Copy the records below exactly, omitting any pictures they contain.

● ● ● ● ● ● ●

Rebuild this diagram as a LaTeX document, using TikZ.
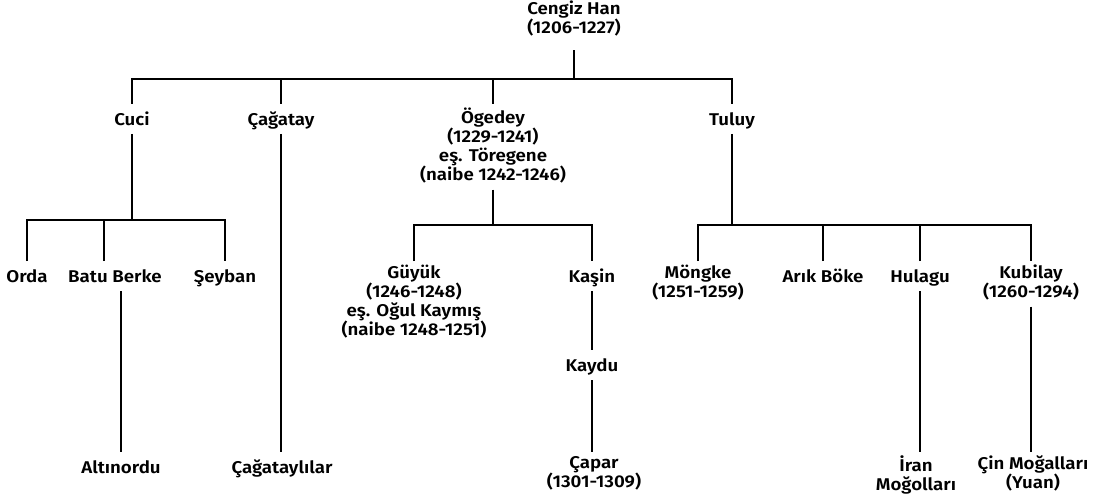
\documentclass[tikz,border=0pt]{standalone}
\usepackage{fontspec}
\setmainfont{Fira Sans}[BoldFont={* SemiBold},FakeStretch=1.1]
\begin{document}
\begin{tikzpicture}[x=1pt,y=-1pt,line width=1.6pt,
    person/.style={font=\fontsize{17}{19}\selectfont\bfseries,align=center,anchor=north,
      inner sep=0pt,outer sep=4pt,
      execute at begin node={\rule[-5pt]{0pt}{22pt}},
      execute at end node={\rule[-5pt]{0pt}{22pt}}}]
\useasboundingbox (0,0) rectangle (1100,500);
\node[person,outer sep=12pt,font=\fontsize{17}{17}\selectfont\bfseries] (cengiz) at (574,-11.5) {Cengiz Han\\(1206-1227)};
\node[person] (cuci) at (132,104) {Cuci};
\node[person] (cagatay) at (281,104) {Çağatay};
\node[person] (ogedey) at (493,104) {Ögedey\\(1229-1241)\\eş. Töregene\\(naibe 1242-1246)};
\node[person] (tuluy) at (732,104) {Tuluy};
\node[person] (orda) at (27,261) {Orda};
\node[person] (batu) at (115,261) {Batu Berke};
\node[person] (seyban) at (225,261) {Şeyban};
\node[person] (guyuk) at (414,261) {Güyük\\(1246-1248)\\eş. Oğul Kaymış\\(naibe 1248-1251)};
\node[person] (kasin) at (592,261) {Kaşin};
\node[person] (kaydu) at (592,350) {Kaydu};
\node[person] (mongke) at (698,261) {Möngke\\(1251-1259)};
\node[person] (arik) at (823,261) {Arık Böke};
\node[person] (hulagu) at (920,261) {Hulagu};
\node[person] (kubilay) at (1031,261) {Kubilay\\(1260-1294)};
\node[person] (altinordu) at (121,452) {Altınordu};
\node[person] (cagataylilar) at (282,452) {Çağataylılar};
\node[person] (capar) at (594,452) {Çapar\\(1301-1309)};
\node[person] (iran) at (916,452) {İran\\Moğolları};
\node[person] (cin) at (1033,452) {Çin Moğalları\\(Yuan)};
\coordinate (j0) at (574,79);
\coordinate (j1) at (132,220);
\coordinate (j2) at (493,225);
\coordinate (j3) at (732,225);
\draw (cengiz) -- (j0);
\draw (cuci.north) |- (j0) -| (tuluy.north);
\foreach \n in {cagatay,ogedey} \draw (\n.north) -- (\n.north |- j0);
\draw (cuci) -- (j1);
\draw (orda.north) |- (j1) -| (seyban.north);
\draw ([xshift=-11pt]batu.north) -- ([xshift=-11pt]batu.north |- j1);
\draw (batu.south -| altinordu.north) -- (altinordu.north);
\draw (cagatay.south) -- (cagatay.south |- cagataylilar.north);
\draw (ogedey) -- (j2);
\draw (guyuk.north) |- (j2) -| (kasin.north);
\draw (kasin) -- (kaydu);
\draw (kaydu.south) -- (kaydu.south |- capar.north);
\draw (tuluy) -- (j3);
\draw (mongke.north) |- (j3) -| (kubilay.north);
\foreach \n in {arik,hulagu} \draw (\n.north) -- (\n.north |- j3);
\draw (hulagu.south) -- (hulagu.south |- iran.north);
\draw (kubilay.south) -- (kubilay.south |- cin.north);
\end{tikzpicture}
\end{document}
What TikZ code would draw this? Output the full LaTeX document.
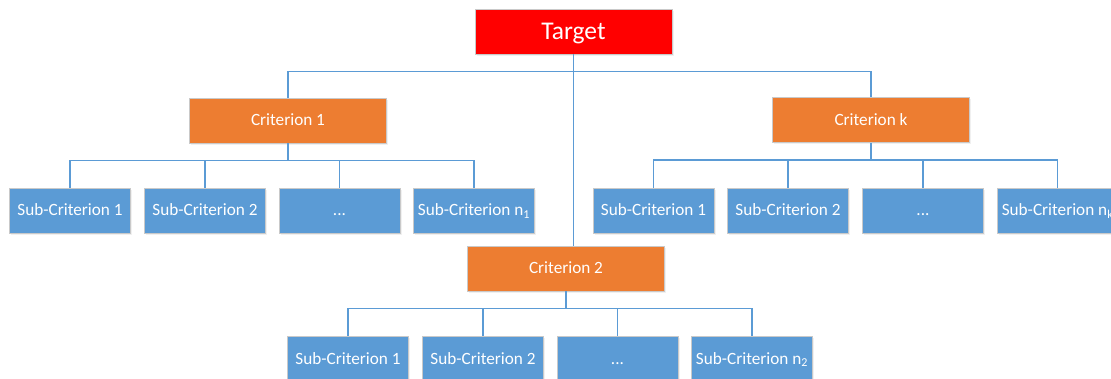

● ● ● ● ● ● ●

- **EXERCISE OUTPUT**:
Rebuild this diagram as a LaTeX document, using TikZ.
\documentclass[tikz,border=0pt]{standalone}
\usepackage{fontspec}
\setmainfont{Fira Sans}[BoldFont={* SemiBold},FakeStretch=1.1]
\begin{document}
\begin{tikzpicture}[x=1pt,y=-1pt,line width=1.6pt,
    person/.style={font=\fontsize{17}{19}\selectfont\bfseries,align=center,anchor=north,
      inner sep=0pt,outer sep=4pt,
      execute at begin node={\rule[-5pt]{0pt}{22pt}},
      execute at end node={\rule[-5pt]{0pt}{22pt}}}]
\useasboundingbox (0,0) rectangle (1100,500);
\node[person,outer sep=12pt,font=\fontsize{17}{17}\selectfont\bfseries] (cengiz) at (574,-11.5) {Cengiz Han\\(1206-1227)};
\node[person] (cuci) at (132,104) {Cuci};
\node[person] (cagatay) at (281,104) {Çağatay};
\node[person] (ogedey) at (493,104) {Ögedey\\(1229-1241)\\eş. Töregene\\(naibe 1242-1246)};
\node[person] (tuluy) at (732,104) {Tuluy};
\node[person] (orda) at (27,261) {Orda};
\node[person] (batu) at (115,261) {Batu Berke};
\node[person] (seyban) at (225,261) {Şeyban};
\node[person] (guyuk) at (414,261) {Güyük\\(1246-1248)\\eş. Oğul Kaymış\\(naibe 1248-1251)};
\node[person] (kasin) at (592,261) {Kaşin};
\node[person] (kaydu) at (592,350) {Kaydu};
\node[person] (mongke) at (698,261) {Möngke\\(1251-1259)};
\node[person] (arik) at (823,261) {Arık Böke};
\node[person] (hulagu) at (920,261) {Hulagu};
\node[person] (kubilay) at (1031,261) {Kubilay\\(1260-1294)};
\node[person] (altinordu) at (121,452) {Altınordu};
\node[person] (cagataylilar) at (282,452) {Çağataylılar};
\node[person] (capar) at (594,452) {Çapar\\(1301-1309)};
\node[person] (iran) at (916,452) {İran\\Moğolları};
\node[person] (cin) at (1033,452) {Çin Moğalları\\(Yuan)};
\coordinate (j0) at (574,79);
\coordinate (j1) at (132,220);
\coordinate (j2) at (493,225);
\coordinate (j3) at (732,225);
\draw (cengiz) -- (j0);
\draw (cuci.north) |- (j0) -| (tuluy.north);
\foreach \n in {cagatay,ogedey} \draw (\n.north) -- (\n.north |- j0);
\draw (cuci) -- (j1);
\draw (orda.north) |- (j1) -| (seyban.north);
\draw ([xshift=-11pt]batu.north) -- ([xshift=-11pt]batu.north |- j1);
\draw (batu.south -| altinordu.north) -- (altinordu.north);
\draw (cagatay.south) -- (cagatay.south |- cagataylilar.north);
\draw (ogedey) -- (j2);
\draw (guyuk.north) |- (j2) -| (kasin.north);
\draw (kasin) -- (kaydu);
\draw (kaydu.south) -- (kaydu.south |- capar.north);
\draw (tuluy) -- (j3);
\draw (mongke.north) |- (j3) -| (kubilay.north);
\foreach \n in {arik,hulagu} \draw (\n.north) -- (\n.north |- j3);
\draw (hulagu.south) -- (hulagu.south |- iran.north);
\draw (kubilay.south) -- (kubilay.south |- cin.north);
\end{tikzpicture}
\end{document}
What TikZ code would draw this? Output the full LaTeX document.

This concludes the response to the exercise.